Consumer Choice Review for AP Economics

By — McGraw-Hill Professional
Updated on Mar 4, 2011

Review questions for this study guide can be found at:

Elasticity, Microeconomic Policy, and Consumer Theory Review Questions for AP Economics

Main Topics: Total and Marginal Utility, Unconstrained Choice, Law of Diminishing Marginal Utility, Constrained Choice, Utility Maximizing Rule


If you pull back the curtain on the Law of Demand to study how consumers behave, much insight can be gained. It's important to remember that people demand things because those things make those people happy. We choose to consume mundane items like electricity or crackers, or luxury items like trans-Atlantic flights and tickets to an NFL game, because they provide us with happiness. In economics, we call this happiness (or benefit, or satisfaction, or enjoyment) utility.

While in the course of a week, consumption of more and more pints of Cherry Garcia ice cream is likely to increase our total utility, it is probably safe to say that the first pint in a week provides more marginal utility than the second, third, or fourth pint. If you recall from Chapter 5, analysis of marginal changes is extremely important in modeling how individuals make decisions.

  • Total utility (TU) is the total amount of happiness received from the consumption of a certain amount of a good.
  • Marginal utility (MU) is the additional utility received (or sometimes lost) from the consumption of the next unit of a good.
  • Mathematically speaking: MU = ΔTU/ΔQ (this ΔQ is likely to equal 1 if you are consuming one additional unit at a time).


Table 7.5 summarizes the utility gained from consumption of successive cups of coffee in a typical morning at work. Some choose to measure utility in hypothetical "utils," but I like to think about these as "happy points."
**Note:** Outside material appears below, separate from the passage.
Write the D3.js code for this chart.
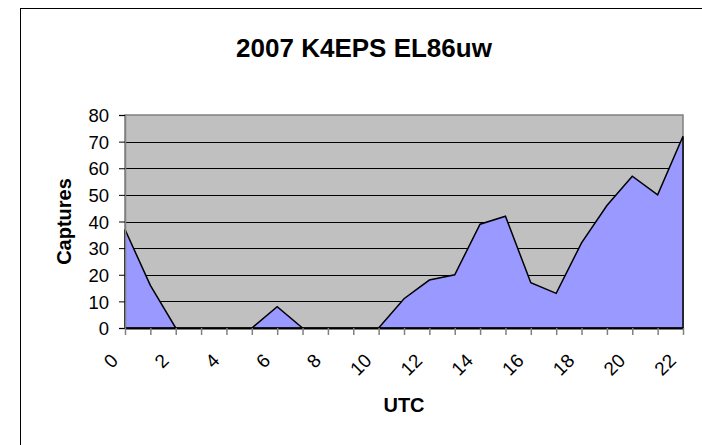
<!DOCTYPE html>
<html>
<head>
<meta charset="utf-8">
<script src="https://cdn.jsdelivr.net/npm/d3@7"></script>
<style>
  html, body { margin: 0; background: #fff; overflow: hidden; }
  svg { display: block; }
  svg text { font-family: "Liberation Sans", Arial, sans-serif; fill: #000; }
</style>
</head>
<body>
<div class="chart"></div>
<script>
// 2007 K4EPS EL86uw - captures per UTC hour (area chart)

var hours = ["0", "1", "2", "3", "4", "5", "6", "7", "8", "9", "10", "11",
             "12", "13", "14", "15", "16", "17", "18", "19", "20", "21", "22"];
var captures = [37, 16, 0, 0, 0, 0, 8, 0, 0, 0, 0, 11,
                18, 20, 39, 42, 17, 13, 32, 46, 57, 50, 72];
var yTicks = [0, 10, 20, 30, 40, 50, 60, 70, 80];

var svgWidth = 702;
var svgHeight = 445;

var plot = { left: 125, right: 683, top: 115, bottom: 328 };

var data = hours.map(function(h, i) {
    return { hour: h, value: captures[i] };
});

var svg = d3.select(".chart")
    .append("svg")
    .attr("width", svgWidth)
    .attr("height", svgHeight);

// chart border (runs off the right / bottom of the window)
svg.append("rect")
    .attr("x", 20.5)
    .attr("y", 8.5)
    .attr("width", 720)
    .attr("height", 460)
    .attr("fill", "#fff")
    .attr("stroke", "#000")
    .attr("stroke-width", 1);

var xScale = d3.scalePoint()
    .domain(hours)
    .range([plot.left, plot.right]);

var yScale = d3.scaleLinear()
    .domain([0, 80])
    .range([plot.bottom, plot.top]);

// plot area
svg.append("rect")
    .attr("x", plot.left)
    .attr("y", plot.top)
    .attr("width", plot.right - plot.left)
    .attr("height", plot.bottom - plot.top)
    .attr("fill", "#c0c0c0")
    .attr("stroke", "#808080")
    .attr("stroke-width", 1.5);

// gridlines
svg.append("g")
    .selectAll("line")
    .data(yTicks.filter(function(t) { return t > 0 && t < 80; }))
    .enter()
    .append("line")
    .attr("x1", plot.left)
    .attr("x2", plot.right)
    .attr("y1", function(d) { return Math.round(yScale(d)) + 0.5; })
    .attr("y2", function(d) { return Math.round(yScale(d)) + 0.5; })
    .attr("stroke", "#000")
    .attr("stroke-width", 1);

// area series
var area = d3.area()
    .x(function(d) { return xScale(d.hour); })
    .y0(yScale(0))
    .y1(function(d) { return yScale(d.value); });

svg.append("path")
    .datum(data)
    .attr("d", area)
    .attr("fill", "#9999ff")
    .attr("stroke", "#000")
    .attr("stroke-width", 1.5)
    .attr("stroke-linejoin", "miter");

// y axis
var leftAxis = d3.axisLeft(yScale)
    .tickValues(yTicks)
    .tickSize(6)
    .tickPadding(10);

var yAxis = svg.append("g")
    .attr("transform", "translate(" + plot.left + ",0)")
    .call(leftAxis);
yAxis.select(".domain").attr("stroke", "#808080").attr("stroke-width", 1.5);
yAxis.selectAll(".tick line").attr("stroke", "#000");
yAxis.selectAll("text")
    .style("font-size", "18.5px")
    .attr("dy", "0.36em");

// x axis
var bottomAxis = d3.axisBottom(xScale)
    .tickSize(7)
    .tickSizeOuter(0)
    .tickFormat(function(d) { return (+d % 2 === 0) ? d : ""; });

var xAxis = svg.append("g")
    .attr("transform", "translate(0," + plot.bottom + ")")
    .call(bottomAxis);
xAxis.select(".domain").attr("stroke", "#000").attr("stroke-width", 2);
xAxis.selectAll(".tick line").attr("stroke", "#808080").attr("stroke-width", 1.5);
xAxis.selectAll("text")
    .style("font-size", "19px")
    .attr("text-anchor", "end")
    .attr("x", 0)
    .attr("y", 0)
    .attr("dy", "0.35em")
    .attr("transform", "translate(-11,29) rotate(-45)");

// title
svg.append("text")
    .attr("x", 364)
    .attr("y", 57)
    .attr("text-anchor", "middle")
    .style("font-size", "26px")
    .style("font-weight", "bold")
    .text("2007 K4EPS EL86uw");

// axis titles
svg.append("text")
    .attr("transform", "translate(71," + ((plot.top + plot.bottom) / 2) + ") rotate(-90)")
    .attr("text-anchor", "middle")
    .style("font-size", "20px")
    .style("font-weight", "bold")
    .text("Captures");

svg.append("text")
    .attr("x", (plot.left + plot.right) / 2)
    .attr("y", 412)
    .attr("text-anchor", "middle")
    .style("font-size", "20px")
    .style("font-weight", "bold")
    .text("UTC");
</script>
</body>
</html>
As our coffee drinker (Joe) goes from zero to one cup of coffee, his total happiness from coffee drinking increases from zero to 20 happy points. The incremental, or marginal, change is also 20 points. The marginal utility is simply calculated as the difference between the totals as Joe consumes consecutive cups of coffee.

Unconstrained Consumer Choice

So how much coffee should our desk jockey consume in a typical morning? Assuming that he does not have to pay for each cup and can freely use the coffee machine, one might assume that Joe consumes unlimited amounts of coffee. Using Table 7.5 or Figure 7.16, you can easily see that total utility initially rises, peaks, and then begins to fall as more coffee is consumed. If Joe is a consumer who seeks to maximize happiness, and this seems a reasonable aim, he would not consume more than four cups of coffee, even if he were not asked to pay for each cup.

Consumer Choice

  • Even if the monetary price of good X is zero, the rational consumer stops consuming good X at the point where total utility is maximized.

Diminishing Marginal Utility

From the above diagram (Figure 7.16), you can see a relationship between total utility and coffee consumption. There is the obvious rise, peak and fall of total utility as the number of cups increases. But closer inspection reveals that, as more coffee is consumed, total utility rises at a slower and slower rate. Since marginal utility is the rate at which total utility changes, marginal utility must be falling.

The Law of Diminishing Marginal Utility says that in a given time period, the marginal utility from consumption of one more of that item falls. A graphical depiction of marginal utility, also the slope of total utility, is seen in Figure 7.17.